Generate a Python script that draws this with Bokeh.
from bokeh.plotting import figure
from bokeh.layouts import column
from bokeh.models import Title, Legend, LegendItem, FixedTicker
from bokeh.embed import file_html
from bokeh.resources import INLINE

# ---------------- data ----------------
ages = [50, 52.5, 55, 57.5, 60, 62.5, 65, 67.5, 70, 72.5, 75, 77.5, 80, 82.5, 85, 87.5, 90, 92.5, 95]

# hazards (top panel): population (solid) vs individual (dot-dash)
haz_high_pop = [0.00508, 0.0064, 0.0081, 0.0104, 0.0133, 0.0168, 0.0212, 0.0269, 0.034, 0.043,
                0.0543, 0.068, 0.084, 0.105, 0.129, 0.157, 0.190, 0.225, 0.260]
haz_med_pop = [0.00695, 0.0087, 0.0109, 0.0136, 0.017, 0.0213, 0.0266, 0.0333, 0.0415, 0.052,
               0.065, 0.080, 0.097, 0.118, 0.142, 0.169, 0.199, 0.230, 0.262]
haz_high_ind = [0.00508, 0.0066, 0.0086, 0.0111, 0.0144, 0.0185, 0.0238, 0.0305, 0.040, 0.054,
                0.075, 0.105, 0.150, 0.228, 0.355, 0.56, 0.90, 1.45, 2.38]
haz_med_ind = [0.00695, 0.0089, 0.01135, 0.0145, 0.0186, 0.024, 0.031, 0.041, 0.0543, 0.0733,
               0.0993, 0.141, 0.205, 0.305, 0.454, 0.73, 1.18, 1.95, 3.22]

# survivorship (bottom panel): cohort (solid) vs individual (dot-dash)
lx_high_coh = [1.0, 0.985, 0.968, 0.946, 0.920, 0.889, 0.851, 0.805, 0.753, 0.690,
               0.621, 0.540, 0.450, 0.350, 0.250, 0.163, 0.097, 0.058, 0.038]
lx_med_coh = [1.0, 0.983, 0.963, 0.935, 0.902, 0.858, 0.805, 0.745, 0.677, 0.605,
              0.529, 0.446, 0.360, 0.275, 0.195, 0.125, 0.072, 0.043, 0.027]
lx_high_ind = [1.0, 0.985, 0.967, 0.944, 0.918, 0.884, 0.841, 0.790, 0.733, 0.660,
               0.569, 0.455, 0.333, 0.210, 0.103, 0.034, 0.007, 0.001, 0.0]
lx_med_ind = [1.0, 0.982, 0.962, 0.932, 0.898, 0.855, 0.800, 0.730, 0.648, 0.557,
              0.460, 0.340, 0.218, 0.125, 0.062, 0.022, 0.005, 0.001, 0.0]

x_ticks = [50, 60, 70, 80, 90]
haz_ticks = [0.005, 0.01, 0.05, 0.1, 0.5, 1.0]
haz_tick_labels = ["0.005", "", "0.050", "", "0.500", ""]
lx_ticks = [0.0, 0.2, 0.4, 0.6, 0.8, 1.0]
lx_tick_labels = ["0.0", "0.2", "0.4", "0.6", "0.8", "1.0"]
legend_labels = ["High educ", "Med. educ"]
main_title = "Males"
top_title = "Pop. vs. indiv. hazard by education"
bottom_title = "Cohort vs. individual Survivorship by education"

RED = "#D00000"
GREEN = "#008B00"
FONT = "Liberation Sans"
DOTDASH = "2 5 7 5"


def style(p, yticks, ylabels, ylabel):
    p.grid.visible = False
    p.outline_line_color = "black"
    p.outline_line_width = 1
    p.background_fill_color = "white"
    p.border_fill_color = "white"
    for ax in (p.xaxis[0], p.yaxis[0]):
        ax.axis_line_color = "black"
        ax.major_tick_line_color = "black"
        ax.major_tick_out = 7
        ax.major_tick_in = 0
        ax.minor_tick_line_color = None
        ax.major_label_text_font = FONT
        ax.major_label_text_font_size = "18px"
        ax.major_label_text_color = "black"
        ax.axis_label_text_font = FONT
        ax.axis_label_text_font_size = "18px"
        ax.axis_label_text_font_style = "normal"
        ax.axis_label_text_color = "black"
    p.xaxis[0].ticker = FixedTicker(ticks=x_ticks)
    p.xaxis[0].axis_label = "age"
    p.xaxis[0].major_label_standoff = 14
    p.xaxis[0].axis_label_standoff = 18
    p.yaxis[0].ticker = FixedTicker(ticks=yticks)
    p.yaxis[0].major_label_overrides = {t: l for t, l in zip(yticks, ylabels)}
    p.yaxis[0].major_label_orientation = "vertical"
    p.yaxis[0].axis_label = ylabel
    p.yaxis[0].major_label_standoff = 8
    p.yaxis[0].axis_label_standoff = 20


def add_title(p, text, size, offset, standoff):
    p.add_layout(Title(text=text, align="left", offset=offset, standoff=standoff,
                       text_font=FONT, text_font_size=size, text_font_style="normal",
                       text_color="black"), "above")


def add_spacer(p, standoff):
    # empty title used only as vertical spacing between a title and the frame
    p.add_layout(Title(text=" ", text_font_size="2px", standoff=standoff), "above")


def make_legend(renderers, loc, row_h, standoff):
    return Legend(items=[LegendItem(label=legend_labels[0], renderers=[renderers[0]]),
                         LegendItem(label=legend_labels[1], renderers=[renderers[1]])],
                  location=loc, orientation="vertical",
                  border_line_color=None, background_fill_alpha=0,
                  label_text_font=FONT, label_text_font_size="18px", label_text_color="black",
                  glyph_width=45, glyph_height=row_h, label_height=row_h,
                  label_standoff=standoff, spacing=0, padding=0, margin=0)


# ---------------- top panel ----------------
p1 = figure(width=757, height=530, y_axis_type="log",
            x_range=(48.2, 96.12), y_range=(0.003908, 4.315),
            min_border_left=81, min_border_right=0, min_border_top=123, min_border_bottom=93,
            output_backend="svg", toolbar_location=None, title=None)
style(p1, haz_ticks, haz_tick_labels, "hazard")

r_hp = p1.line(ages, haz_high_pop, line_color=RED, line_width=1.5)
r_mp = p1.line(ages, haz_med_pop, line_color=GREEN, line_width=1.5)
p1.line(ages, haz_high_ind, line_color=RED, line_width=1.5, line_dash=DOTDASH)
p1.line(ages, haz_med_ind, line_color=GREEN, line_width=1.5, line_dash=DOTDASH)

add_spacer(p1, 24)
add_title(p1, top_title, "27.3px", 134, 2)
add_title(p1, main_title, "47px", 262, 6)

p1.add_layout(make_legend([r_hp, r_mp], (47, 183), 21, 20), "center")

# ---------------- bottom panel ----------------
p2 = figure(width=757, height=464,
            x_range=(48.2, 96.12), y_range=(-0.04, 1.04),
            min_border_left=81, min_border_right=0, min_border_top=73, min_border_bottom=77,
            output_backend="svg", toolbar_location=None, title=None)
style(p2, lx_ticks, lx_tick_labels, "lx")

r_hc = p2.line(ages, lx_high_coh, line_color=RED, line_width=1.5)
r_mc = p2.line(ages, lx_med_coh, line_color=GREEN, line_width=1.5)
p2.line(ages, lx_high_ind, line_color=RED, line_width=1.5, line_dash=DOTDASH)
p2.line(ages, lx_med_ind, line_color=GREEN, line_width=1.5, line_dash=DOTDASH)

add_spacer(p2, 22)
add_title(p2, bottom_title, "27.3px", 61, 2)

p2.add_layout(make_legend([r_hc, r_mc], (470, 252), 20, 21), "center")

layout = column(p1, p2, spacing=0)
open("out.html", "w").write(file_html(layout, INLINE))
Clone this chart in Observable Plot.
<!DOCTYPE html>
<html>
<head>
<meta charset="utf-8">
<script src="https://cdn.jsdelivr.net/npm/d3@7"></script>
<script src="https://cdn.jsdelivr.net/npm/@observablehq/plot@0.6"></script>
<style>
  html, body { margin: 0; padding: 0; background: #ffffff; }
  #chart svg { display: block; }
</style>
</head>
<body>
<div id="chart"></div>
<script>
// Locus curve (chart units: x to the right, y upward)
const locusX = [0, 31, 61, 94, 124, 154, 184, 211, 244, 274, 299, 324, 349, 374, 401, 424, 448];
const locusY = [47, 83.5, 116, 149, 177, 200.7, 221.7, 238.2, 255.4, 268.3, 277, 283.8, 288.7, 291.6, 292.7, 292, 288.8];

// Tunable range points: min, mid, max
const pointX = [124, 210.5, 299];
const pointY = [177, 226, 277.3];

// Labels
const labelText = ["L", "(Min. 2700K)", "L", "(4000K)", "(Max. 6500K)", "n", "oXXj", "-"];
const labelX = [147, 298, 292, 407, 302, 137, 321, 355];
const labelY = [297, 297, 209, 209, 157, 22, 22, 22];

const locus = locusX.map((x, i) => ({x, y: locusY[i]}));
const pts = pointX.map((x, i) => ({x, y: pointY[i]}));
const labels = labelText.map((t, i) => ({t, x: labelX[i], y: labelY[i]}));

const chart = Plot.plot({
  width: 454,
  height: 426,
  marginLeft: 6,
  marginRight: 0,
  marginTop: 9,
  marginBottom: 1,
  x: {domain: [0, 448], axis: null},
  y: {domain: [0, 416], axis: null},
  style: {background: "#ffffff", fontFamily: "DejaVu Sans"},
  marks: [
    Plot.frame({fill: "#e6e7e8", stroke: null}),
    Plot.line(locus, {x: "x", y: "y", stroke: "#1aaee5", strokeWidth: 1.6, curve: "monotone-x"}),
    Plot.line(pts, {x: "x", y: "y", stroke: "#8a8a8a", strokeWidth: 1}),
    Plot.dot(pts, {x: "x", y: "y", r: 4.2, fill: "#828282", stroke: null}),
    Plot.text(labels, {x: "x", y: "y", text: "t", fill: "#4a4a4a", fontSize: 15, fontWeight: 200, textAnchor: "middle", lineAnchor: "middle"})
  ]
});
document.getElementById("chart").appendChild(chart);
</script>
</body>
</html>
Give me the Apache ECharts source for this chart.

__TASK__:
Give back exactly the lines from the line that has "Clone this chart in Observable Plot." to the line that has "292.7, 292, 288.8];", both included, and leave out all others.

__RESPONSE TO THIS TASK__:
Clone this chart in Observable Plot.
<!DOCTYPE html>
<html>
<head>
<meta charset="utf-8">
<script src="https://cdn.jsdelivr.net/npm/d3@7"></script>
<script src="https://cdn.jsdelivr.net/npm/@observablehq/plot@0.6"></script>
<style>
  html, body { margin: 0; padding: 0; background: #ffffff; }
  #chart svg { display: block; }
</style>
</head>
<body>
<div id="chart"></div>
<script>
// Locus curve (chart units: x to the right, y upward)
const locusX = [0, 31, 61, 94, 124, 154, 184, 211, 244, 274, 299, 324, 349, 374, 401, 424, 448];
const locusY = [47, 83.5, 116, 149, 177, 200.7, 221.7, 238.2, 255.4, 268.3, 277, 283.8, 288.7, 291.6, 292.7, 292, 288.8];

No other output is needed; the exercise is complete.